Experimental Model of Pnh
Medof, Melvin Edward   
Case Western Reserve University, Cleveland, OH, United States

This is an application to study an experimental model for paroxysmal nocturnal hemoglobinuria (PNH). PNH is an acquired stem cell disorder in which a somatic mutation in a bone marrow stem cell disrupts glycoinositol phospholipid (GPI) anchor assembly. This results in a number of proteins being absent from the cell membrane and altered cellular properties. The affected gene, PIG-A, has been identified and characterized as an enzyme which is responsible for the first step in the synthesis of the GPI anchor; specifically, the synthesis of N-acetyl glucosamine phosphatidyl inositol. This gene has been localized to the X chromosome. The applicant has previously shown that most immature stem cell of patients with PNH lack the activity necessary to allow formation of GPI anchored proteins. He has also cloned both the CDNA for the mouse PIG-A gene and the genomic PIG-A DNA. He proposes to develop an experimental mouse model for PNH, and to use this model to study the biology of the affected stem cells in marrow and in vitro, and to study the effects of various growth factors, cytokines and therapeutic manipulations on the mice who have this abnormal stem cell in their bone marrow.

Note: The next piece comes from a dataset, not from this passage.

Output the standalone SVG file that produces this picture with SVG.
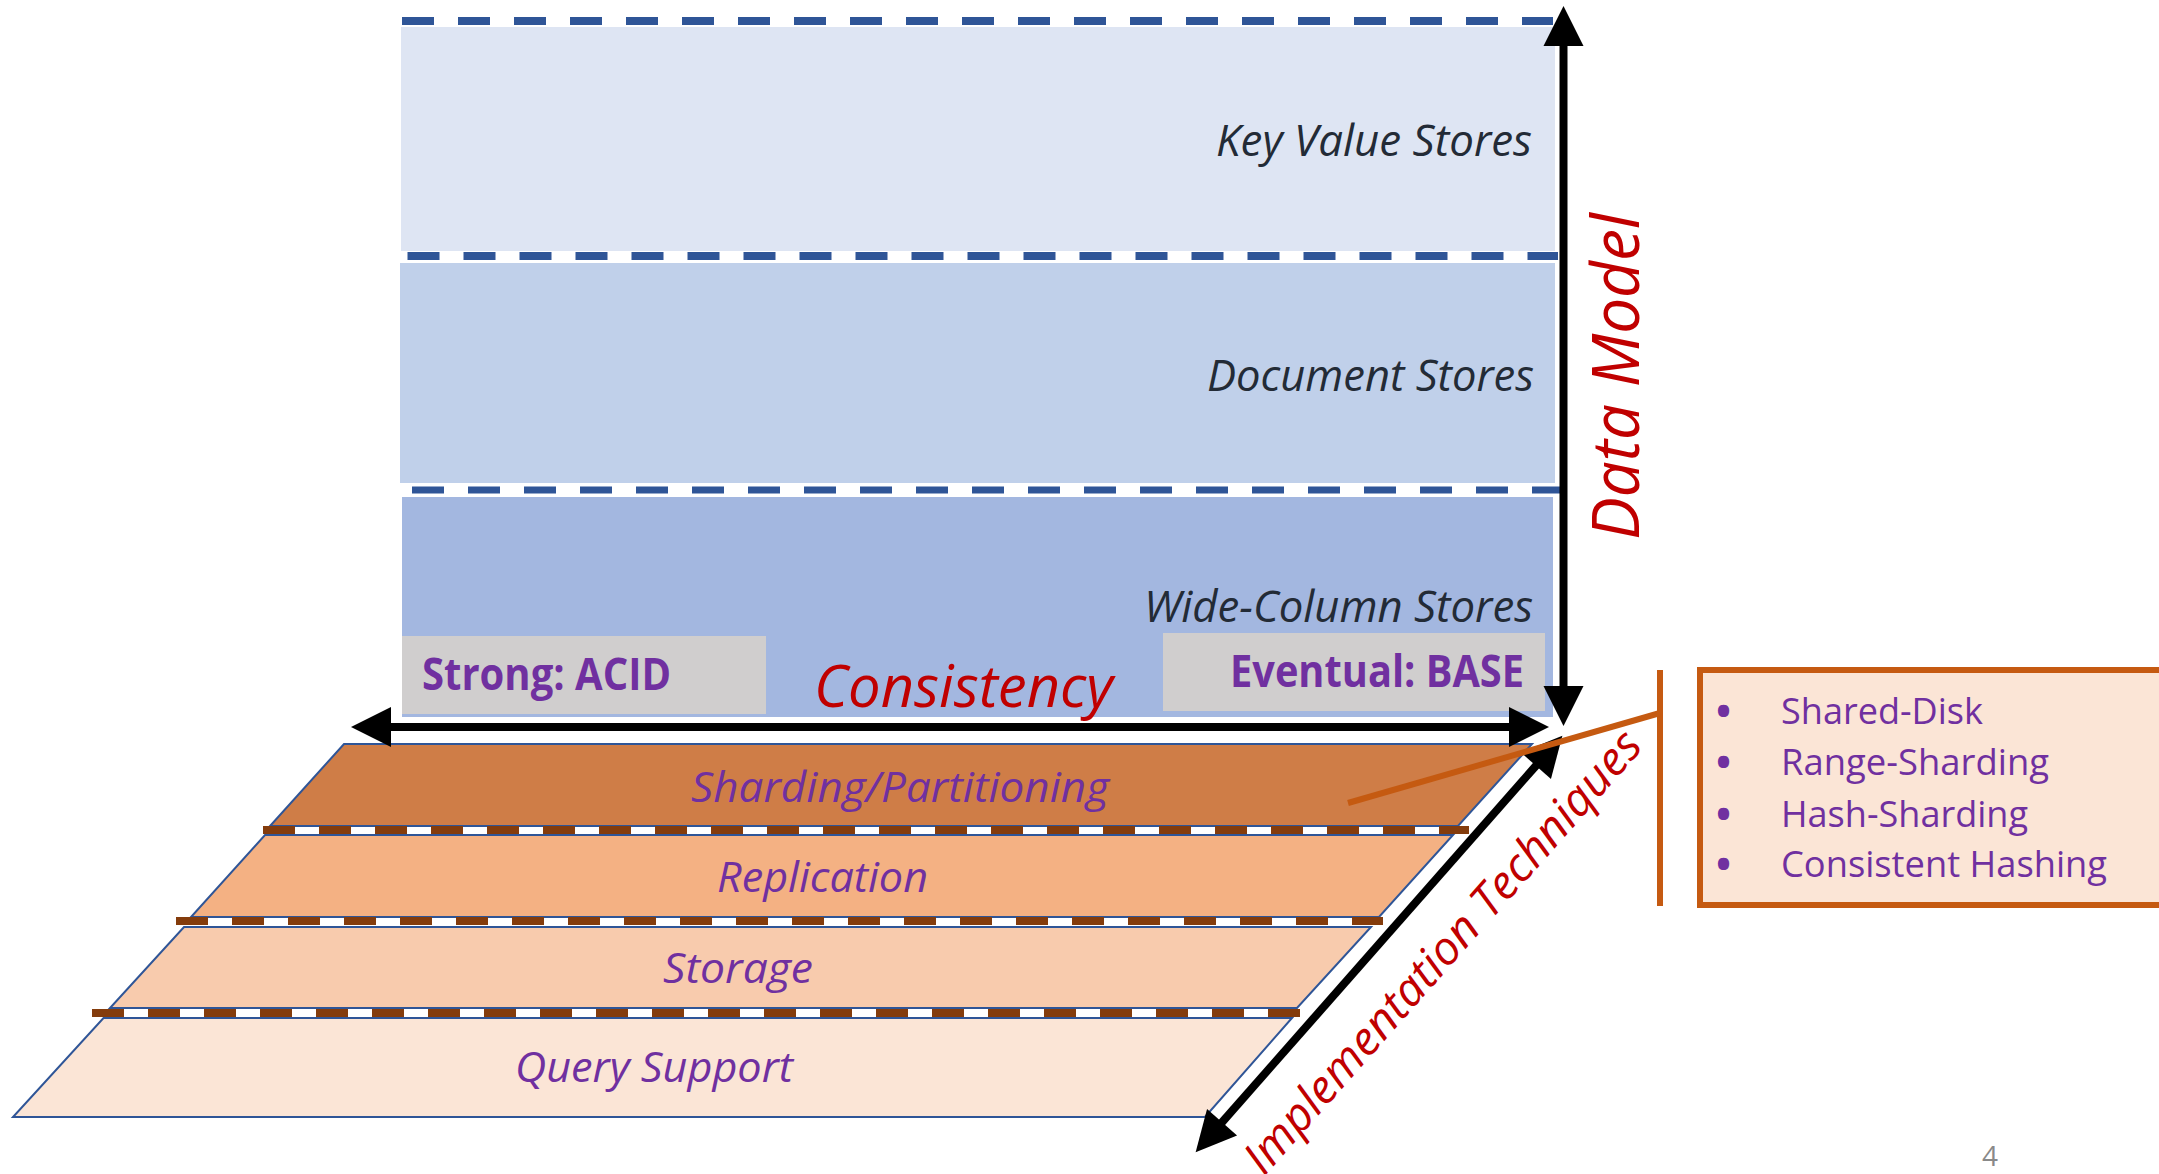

The specific aims i nclude introducing a PIG-A targeted construct into mouse embryonic stem cells to use the PIG-A defective cells in vitro assays permitting analysis of the sequential steps of hematopoietic cell differentiation involving the use of ES cells in vitro and to prepare PIG-A knock-out mouse and employ the chimeric founder mice in back crosses and as a source of PIG-A- hematopoietic stem cells to develop an in vivo model of PNH. He plans to use this model of PNH to study competition between affected and unaffected progenitors in PNH marrow, the in vitro behavior of affected hematopoietic progenitors in long-term marrow cultures, the affects of myelosuppresive agents, cytokines and growth factors on in vivo affected and unaffected stem cell growth, the susceptibility of affected progenitors to transformation, the feasibility of using unaffected progenitors for autologous marrow transplantation following marrow ablation to remove the affected clone, and the feasibility of correcting the PIG-A defect in affected progenitors by gene transfer. These in vitro and in vivo studies will, hopefully, provide new insights into the stem cell physiology in PNH and potential therapeutic approaches for patients with this disorder. In addition, it might provide new information on the relationship of PNH to both aplastic anemia and AML transformation.